The former PM opened a new £400 million SIXEP plant and said she would be happy to live near Sellafield to those at the opening, much to the delight or disgust to some we could assume.

The visit from Number 10 was the last stop in a hectic tour around the nuclear industry’s biggest sites across the UK. She landed by helicopter at Sellafield before opening the huge SIXEP plant, which was designed to cut out radioactive sea discharges.

Margaret Thatcher told the 100 invited guests that day: “The real purpose of my visit today is to demonstrate faith in, and enthusiasm for, Britain’s nuclear power and fuel industry.”

During her visit, she received a bouquet from second year electrician Lesley Bode, 17, from Workington.

However, the controversial figure she was, partiucularly in the both, many demonstrators were waiting in the hopes to lobby the Prime Minister. However, there will have been much disappointment that the tight schedule kept her away from them.

The Site Ion Exchange Effluent Plant (SIXEP) which has been operational since it was opened by the PM in 1985 amd removes radioactivity from various site effluent streams on the Sellafield site.

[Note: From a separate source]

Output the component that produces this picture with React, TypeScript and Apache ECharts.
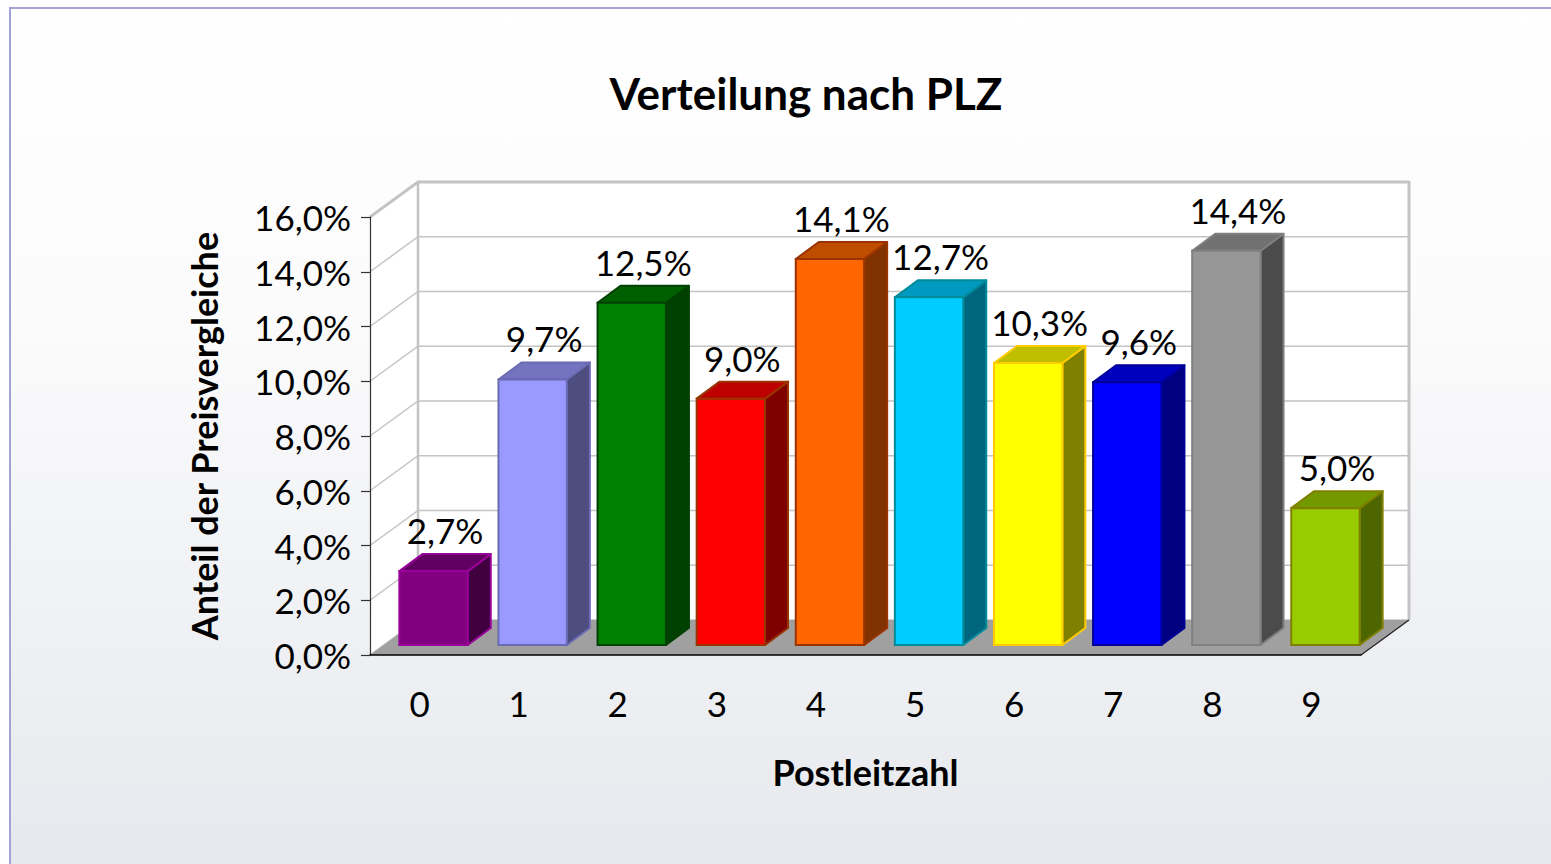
import React, { useEffect, useRef } from "react";
import * as echarts from "echarts";

// ---- data ----
const categories = ["0", "1", "2", "3", "4", "5", "6", "7", "8", "9"];
const shares = [2.7, 9.7, 12.5, 9.0, 14.1, 12.7, 10.3, 9.6, 14.4, 5.0];
const yTicks = [0, 2, 4, 6, 8, 10, 12, 14, 16];
const titleText = "Verteilung nach PLZ";
const xName = "Postleitzahl";
const yName = "Anteil der Preisvergleiche";

// ---- styles ----
const FRONT = ["#800080", "#9999ff", "#008000", "#ff0000", "#ff6600", "#00ccff", "#ffff00", "#0000ff", "#969696", "#99cc00"];
const BORDER = ["#990099", "#6b6bb3", "#004000", "#993300", "#993300", "#008b9b", "#ffcc00", "#000099", "#808080", "#808000"];
const FONT = "Lato, 'Open Sans', sans-serif";

const WALL_DX = 48;
const WALL_DY = -35;
const BAR_SHIFT_DX = 14;
const BAR_SHIFT_DY = -10;
const BAR_DDX = 23;
const BAR_DDY = -17;
const BAR_RATIO = 0.69;

function shade(hex: string, f: number) {
  const n = parseInt(hex.slice(1), 16);
  const r = Math.round(((n >> 16) & 255) * f);
  const g = Math.round(((n >> 8) & 255) * f);
  const b = Math.round((n & 255) * f);
  return `rgb(${r},${g},${b})`;
}
const fmt = (v: number) => v.toFixed(1).replace(".", ",") + "%";

export default function App() {
  const ref = useRef<HTMLDivElement>(null);
  useEffect(() => {
    if (!ref.current) return;
    const chart = echarts.init(ref.current, undefined, { renderer: "svg" });
    const yMax = yTicks[yTicks.length - 1];
    const last = categories.length - 1;

    const option: any = {
      animation: false,
      backgroundColor: "#ffffff",
      graphic: [
        {
          type: "rect",
          z: -10,
          shape: { x: 10, y: 8, width: 1600, height: 900 },
          style: {
            fill: new echarts.graphic.LinearGradient(0, 0, 0, 1, [
              { offset: 0, color: "#ffffff" },
              { offset: 0.35, color: "#fbfbfc" },
              { offset: 1, color: "#e4e7ec" },
            ]),
            stroke: "#a3a3d3",
            lineWidth: 2,
          },
        },
      ],
      title: {
        text: titleText,
        left: 801,
        textAlign: "center",
        top: 66,
        textStyle: { fontFamily: FONT, fontWeight: "bold", fontSize: 44, color: "#000" },
      },
      grid: { left: 370, right: 190, top: 217, bottom: 209, containLabel: false },
      xAxis: {
        type: "category",
        data: categories,
        z: 10,
        axisLine: { lineStyle: { color: "#000", width: 1.5 } },
        axisTick: { length: 10, lineStyle: { color: "#000", width: 1.2 } },
        axisLabel: { fontFamily: FONT, fontSize: 35, color: "#000", margin: 30 },
        name: xName,
        nameLocation: "middle",
        nameGap: 99,
        nameTextStyle: { fontFamily: FONT, fontWeight: "bold", fontSize: 36, color: "#000" },
      },
      yAxis: {
        type: "value",
        min: 0,
        max: yMax,
        interval: 2,
        z: 10,
        splitLine: { show: false },
        axisLine: { show: true, lineStyle: { color: "#333", width: 1.2 } },
        axisTick: { show: true, length: 9, lineStyle: { color: "#333", width: 1.2 } },
        axisLabel: { fontFamily: FONT, fontSize: 35, color: "#000", margin: 19, formatter: (v: number) => fmt(v) },
        name: yName,
        nameLocation: "middle",
        nameGap: 148,
        nameTextStyle: { fontFamily: FONT, fontWeight: "bold", fontSize: 36, color: "#000" },
      },
      series: [
        {
          type: "custom",
          z: 1,
          silent: true,
          data: [[0]],
          renderItem: (params: any, api: any) => {
            const bw = api.size([1, 0])[0];
            const xl = api.coord([0, 0])[0] - bw / 2;
            const xr = api.coord([last, 0])[0] + bw / 2;
            const y0 = api.coord([0, 0])[1];
            const yT = api.coord([0, yMax])[1];
            const children: any[] = [];
            children.push({
              type: "polygon",
              shape: { points: [[xl + WALL_DX, yT + WALL_DY], [xr + WALL_DX, yT + WALL_DY], [xr + WALL_DX, y0 + WALL_DY], [xl + WALL_DX, y0 + WALL_DY]] },
              style: { fill: "#ffffff" },
            });
            children.push({
              type: "polygon",
              shape: { points: [[xl, yT], [xl + WALL_DX, yT + WALL_DY], [xl + WALL_DX, y0 + WALL_DY], [xl, y0]] },
              style: { fill: "#ffffff" },
            });
            yTicks.forEach((t) => {
              const y = api.coord([0, t])[1];
              children.push({
                type: "polyline",
                shape: { points: [[xl, y], [xl + WALL_DX, y + WALL_DY], [xr + WALL_DX, y + WALL_DY]] },
                style: { fill: "none", stroke: "#c4c4c4", lineWidth: t === yMax ? 3 : 1.5 },
              });
            });
            children.push({
              type: "line",
              shape: { x1: xl + WALL_DX, y1: yT + WALL_DY, x2: xl + WALL_DX, y2: y0 + WALL_DY },
              style: { stroke: "#c4c4c4", lineWidth: 2.5 },
            });
            children.push({
              type: "line",
              shape: { x1: xr + WALL_DX, y1: yT + WALL_DY - 1, x2: xr + WALL_DX, y2: y0 + WALL_DY },
              style: { stroke: "#c4c4c4", lineWidth: 3 },
            });
            children.push({
              type: "polygon",
              shape: { points: [[xl, y0], [xr, y0], [xr + WALL_DX, y0 + WALL_DY], [xl + WALL_DX, y0 + WALL_DY]] },
              style: { fill: "#a0a0a0" },
            });
            children.push({
              type: "line",
              shape: { x1: xr, y1: y0, x2: xr + WALL_DX, y2: y0 + WALL_DY },
              style: { stroke: "#202020", lineWidth: 1.2 },
            });
            return { type: "group", children };
          },
        },
        {
          type: "custom",
          z: 3,
          data: shares.map((v, i) => [i, v]),
          renderItem: (params: any, api: any) => {
            const i = api.value(0);
            const v = api.value(1);
            const base = api.coord([i, 0]);
            const top = api.coord([i, v]);
            const bw = api.size([1, 0])[0];
            const w = bw * BAR_RATIO;
            const x0 = base[0] - w / 2 + BAR_SHIFT_DX;
            const x1 = x0 + w;
            const yb = base[1] + BAR_SHIFT_DY;
            const yt = top[1] + BAR_SHIFT_DY;
            const col = FRONT[i];
            const bc = BORDER[i];
            const lw = 2;
            return {
              type: "group",
              children: [
                {
                  type: "polygon",
                  shape: { points: [[x1, yt], [x1 + BAR_DDX, yt + BAR_DDY], [x1 + BAR_DDX, yb + BAR_DDY], [x1, yb]] },
                  style: { fill: shade(col, 0.5), stroke: bc, lineWidth: lw, lineJoin: "round" },
                },
                {
                  type: "polygon",
                  shape: { points: [[x0, yt], [x1, yt], [x1 + BAR_DDX, yt + BAR_DDY], [x0 + BAR_DDX, yt + BAR_DDY]] },
                  style: { fill: shade(col, 0.75), stroke: bc, lineWidth: lw, lineJoin: "round" },
                },
                {
                  type: "rect",
                  shape: { x: x0, y: yt, width: w, height: yb - yt },
                  style: { fill: col, stroke: bc, lineWidth: lw },
                },
                {
                  type: "text",
                  style: {
                    x: x0 + w / 2 + BAR_DDX / 2,
                    y: yt + BAR_DDY - 24,
                    text: fmt(v),
                    align: "center",
                    verticalAlign: "middle",
                    fontFamily: FONT,
                    fontSize: 35,
                    fill: "#000",
                  },
                },
              ],
            };
          },
        },
      ],
    };
    chart.setOption(option);
    return () => chart.dispose();
  }, []);
  return <div ref={ref} style={{ position: "absolute", left: 0, top: 0, width: 1551, height: 864 }} />;
}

It acts as the ‘kidneys’ of the site filtering out radioactive material before discharging to sea.

In 2022, new plans were put forward, for a new facility, the SIXEP Continuity Plant (SCP), which acts an essential replacement for the dated 1985 SIXEP. 

The visit by the former Prime Minister fell directly between her time in office, from election on May 4 1979 to November 28 1990.